By June 3, 2014January 15th, 2016No Comments

Reproduced with permission from Daily Labor Report, 101 DLR A-8 (May 27, 2014). Copyright 2014 by The Bureau of National Affairs, Inc. (800-372-1033) <http://www.bna.com>

By Lorraine McCarthy

May 27 — Philadelphia residents voted 3-1 on May 20 to approve a ballot question empowering the city council to extend the reach of the city’s minimum wage and benefit requirements; and a bill was offered May 22 to effect the change.

The ballot question approved by 75.5 percent of voters proposed an amendment to the city charter allowing the council to extend to subcontractors the minimum wage mandate that now applies only to general contractors doing business directly with the city of Philadelphia.

Passage of the charter change initiative represents a victory for a coalition of unions and faith-based groups that has worked for years to expand Philadelphia’s 21st Century Minimum Wage and Benefits Standard to employees of municipal subcontractors, in particular Philadelphia International Airport workers.

A proposed $6 billion airport expansion project that is expected to create 5,000 permanent jobs “could be an opportunity for low-income folks in Philadelphia to move into the middle class’’ if subcontractors have to meet the same pay and benefits standards as direct contractors, according to David Koppisch, a spokesman for Philadelphians Organized to Witness, Empower and Rebuild. POWER is a racial and economic justice organization that includes members of 41 congregations.

Following voter approval of the ballot question, all 16 members of the city council signed on to a proposed ordinance (Bill No. 140488) introduced by Councilman W. Wilson Goode Jr. (D) May 22. The measure would increase the $10.88 hourly minimum wage for city contractors to $12 effective Jan. 1, 2015, index it to inflation, and extend the wage floor mandate to all subcontractors doing city work.

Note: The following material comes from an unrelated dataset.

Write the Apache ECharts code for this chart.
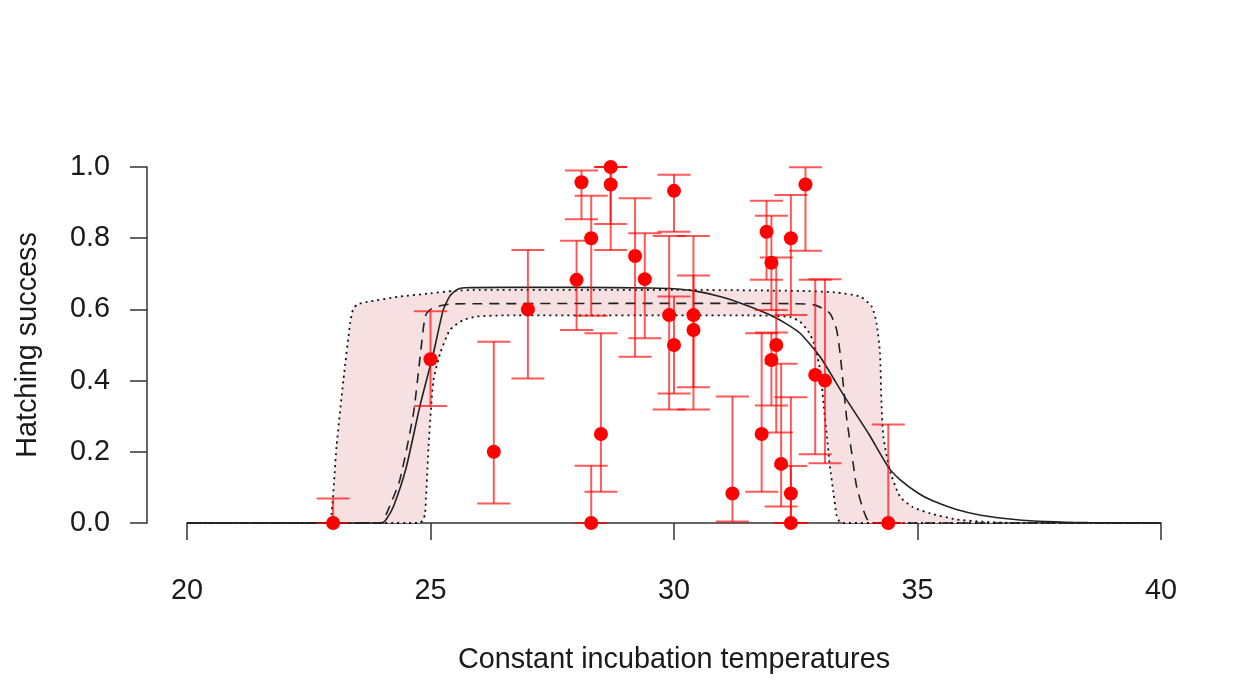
<!DOCTYPE html>
<html>
<head>
<meta charset="utf-8">
<script src="https://cdn.jsdelivr.net/npm/echarts@6/dist/echarts.min.js"></script>
<style>
html,body{margin:0;padding:0;background:#fff;}
#chart{width:1237px;height:688px;}
</style>
</head>
<body>
<div id="chart"></div>
<script>
// Observed hatching success: temperature, value, lower CI, upper CI
var temps  = [23.0, 25.0, 26.3, 27.0, 28.0, 28.1, 28.3, 28.3, 28.5, 28.7, 28.7, 29.2, 29.4, 29.9, 30.0, 30.0, 30.4, 30.4, 31.2, 31.8, 31.9, 32.0, 32.0, 32.1, 32.2, 32.4, 32.4, 32.4, 32.7, 32.9, 33.1, 34.4];
var success= [0.0, 0.46, 0.2, 0.6, 0.683, 0.957, 0.8, 0.0, 0.25, 1.0, 0.951, 0.75, 0.685, 0.584, 0.933, 0.5, 0.584, 0.542, 0.083, 0.25, 0.818, 0.731, 0.458, 0.5, 0.166, 0.8, 0.083, 0.0, 0.951, 0.416, 0.4, 0.0];
var lowerCI= [0.0, 0.329, 0.055, 0.406, 0.542, 0.853, 0.582, 0.0, 0.088, 0.84, 0.767, 0.467, 0.519, 0.319, 0.818, 0.364, 0.319, 0.381, 0.004, 0.088, 0.683, 0.598, 0.33, 0.254, 0.046, 0.584, 0.0, 0.0, 0.765, 0.193, 0.168, 0.0];
var upperCI= [0.069, 0.595, 0.509, 0.767, 0.793, 0.99, 0.919, 0.161, 0.533, 1.0, 1.0, 0.912, 0.814, 0.806, 0.978, 0.636, 0.806, 0.695, 0.355, 0.533, 0.905, 0.863, 0.535, 0.746, 0.447, 0.921, 0.353, 0.16, 0.999, 0.683, 0.685, 0.277];

// Fitted curve (solid)
var fitCurve = [[20,0],[24.0,0],[24.1,0.012],[24.25,0.05],[24.5,0.155],[24.78,0.327],[25.06,0.477],[25.26,0.598],[25.4,0.638],[25.55,0.656],[25.7,0.661],[26.5,0.662],[28,0.662],[29.5,0.66],[30.0,0.658],[30.5,0.65],[31.0,0.634],[31.4,0.616],[32.0,0.583],[32.3,0.56],[32.59,0.533],[33.0,0.467],[33.48,0.36],[34.0,0.25],[34.4,0.157],[34.64,0.122],[35.0,0.085],[35.3,0.063],[35.8,0.038],[36.3,0.022],[37.0,0.01],[37.65,0.004],[38.5,0.001],[40,0]];
// Mean curve (dashed)
var meanCurve = [[20,0],[24.0,0],[24.1,0.027],[24.37,0.121],[24.65,0.308],[24.78,0.458],[24.89,0.58],[25.0,0.6],[25.2,0.61],[25.4,0.615],[26,0.616],[30,0.617],[32.5,0.616],[32.9,0.612],[33.2,0.589],[33.34,0.542],[33.41,0.477],[33.48,0.383],[33.55,0.289],[33.65,0.196],[33.75,0.102],[33.89,0.036],[34.0,0.004],[34.2,0],[40,0]];
// Upper confidence limit (dotted)
var upperCurve = [[20,0],[22.9,0],[22.97,0.027],[23.07,0.214],[23.21,0.4],[23.35,0.561],[23.41,0.6],[23.5,0.614],[23.7,0.621],[24.37,0.636],[25.0,0.645],[25.47,0.652],[26,0.655],[30,0.655],[32.59,0.652],[33.3,0.648],[33.82,0.636],[34.06,0.608],[34.16,0.561],[34.23,0.477],[34.26,0.336],[34.3,0.242],[34.43,0.149],[34.64,0.074],[34.9,0.045],[35.26,0.027],[35.8,0.01],[36.3,0.004],[37,0],[40,0]];
// Lower confidence limit (dotted)
var lowerCurve = [[20,0],[24.78,0],[24.85,0.01],[24.89,0.027],[24.96,0.214],[25.06,0.4],[25.2,0.477],[25.4,0.542],[25.67,0.57],[25.95,0.58],[26.5,0.583],[31.5,0.583],[32.0,0.582],[32.4,0.578],[32.59,0.565],[32.75,0.54],[32.86,0.51],[33.0,0.43],[33.07,0.336],[33.14,0.242],[33.2,0.16],[33.28,0.08],[33.34,0.02],[33.4,0.004],[33.5,0],[40,0]];

var xTicks = [20, 25, 30, 35, 40];
var yTicks = [0.0, 0.2, 0.4, 0.6, 0.8, 1.0];

var font = '"Liberation Sans", Arial, Helvetica, sans-serif';
var chart = echarts.init(document.getElementById('chart'), null, {renderer: 'canvas'});

var errData = temps.map(function (t, i) { return [t, lowerCI[i], upperCI[i]]; });
var ptData = temps.map(function (t, i) { return [t, success[i]]; });

var bandPoly = upperCurve.concat(lowerCurve.slice().reverse());

var option = {
  backgroundColor: '#ffffff',
  animation: false,
  grid: {left: 187, right: 76, top: 167, bottom: 165, containLabel: false},
  xAxis: {
    type: 'value', min: xTicks[0], max: xTicks[xTicks.length - 1], interval: 5,
    offset: 15,
    name: 'Constant incubation temperatures', nameLocation: 'middle', nameGap: 108,
    nameTextStyle: {fontFamily: font, fontSize: 28.8, color: '#1a1a1a'},
    axisLine: {show: true, lineStyle: {color: '#333', width: 1.5}},
    axisTick: {show: true, length: 17, inside: false, lineStyle: {color: '#333', width: 1.5}},
    axisLabel: {fontFamily: font, fontSize: 28.8, color: '#1a1a1a', margin: 39, showMinLabel: true, showMaxLabel: true},
    splitLine: {show: false}
  },
  yAxis: {
    type: 'value', min: yTicks[0], max: yTicks[yTicks.length - 1], interval: 0.2,
    offset: 40,
    name: 'Hatching success', nameLocation: 'middle', nameGap: 104, nameRotate: 90,
    nameTextStyle: {fontFamily: font, fontSize: 28.8, color: '#1a1a1a'},
    axisLine: {show: true, lineStyle: {color: '#333', width: 1.5}},
    axisTick: {show: true, length: 17, inside: false, lineStyle: {color: '#333', width: 1.5}},
    axisLabel: {fontFamily: font, fontSize: 28.8, color: '#1a1a1a', margin: 37,
      formatter: function (v) { return v.toFixed(1); }},
    splitLine: {show: false}
  },
  series: [
    {
      type: 'custom', z: 1, silent: true,
      data: [[0]],
      renderItem: function (params, api) {
        var pts = bandPoly.map(function (p) { return api.coord(p); });
        return {type: 'polygon', shape: {points: pts}, style: {fill: '#f6e0e1', stroke: null}};
      }
    },
    {
      type: 'line', z: 2, data: lowerCurve, showSymbol: false, clip: false, smooth: 0.2,
      lineStyle: {color: '#111', width: 1.8, type: [2, 4]}
    },
    {
      type: 'line', z: 2, data: upperCurve, showSymbol: false, clip: false, smooth: 0.2,
      lineStyle: {color: '#111', width: 1.8, type: [2, 4]}
    },
    {
      type: 'line', z: 2, data: meanCurve, showSymbol: false, clip: false, smooth: 0.2,
      lineStyle: {color: '#222', width: 1.6, type: [10, 7]}
    },
    {
      type: 'line', z: 2, data: fitCurve, showSymbol: false, clip: false, smooth: 0.2,
      lineStyle: {color: '#222', width: 1.6, type: 'solid'}
    },
    {
      type: 'custom', z: 3, silent: true,
      data: errData,
      renderItem: function (params, api) {
        var x = api.value(0), lo = api.value(1), hi = api.value(2);
        var pLo = api.coord([x, lo]);
        var pHi = api.coord([x, hi]);
        var hw = 16.5;
        var st = {stroke: 'rgba(255,0,0,0.65)', lineWidth: 2};
        return {
          type: 'group',
          children: [
            {type: 'line', shape: {x1: pLo[0], y1: pLo[1], x2: pHi[0], y2: pHi[1]}, style: st},
            {type: 'line', shape: {x1: pLo[0] - hw, y1: pLo[1], x2: pLo[0] + hw, y2: pLo[1]}, style: st},
            {type: 'line', shape: {x1: pHi[0] - hw, y1: pHi[1], x2: pHi[0] + hw, y2: pHi[1]}, style: st}
          ]
        };
      }
    },
    {
      type: 'scatter', z: 4, data: ptData, symbol: 'circle', symbolSize: 14, clip: false,
      itemStyle: {color: '#ff0000', opacity: 1}
    }
  ]
};
chart.setOption(option);
</script>
</body>
</html>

A hearing on the bill is scheduled for June 10.

Mayor Michael A. Nutter (D) issued an executive order May 6 with similar provisions, although it will apply only to first-tier municipal contractors (87 DLR A-8, 5/6/14).

“We appreciate what the mayor has done,’’ Dwayne Royster, executive director of POWER, told Bloomberg BNA May 27.

Nevertheless, Royster said, the ballot initiative was critical. It’s more permanent than an executive order, which can be changed or rescinded, he said. And the initiative enables the city council to enact an ordinance that goes beyond the executive order by passing along the minimum wage mandate to all subcontractors, not just first-tier subcontractors, he said.

Royster said enactment of the ordinance would give a raise to about 3,000 subcontracted workers at the airport, who earn an average of $7.85 an hour. He said there is no reliable estimate of the total number of subcontracted municipal workers who would be affected citywide.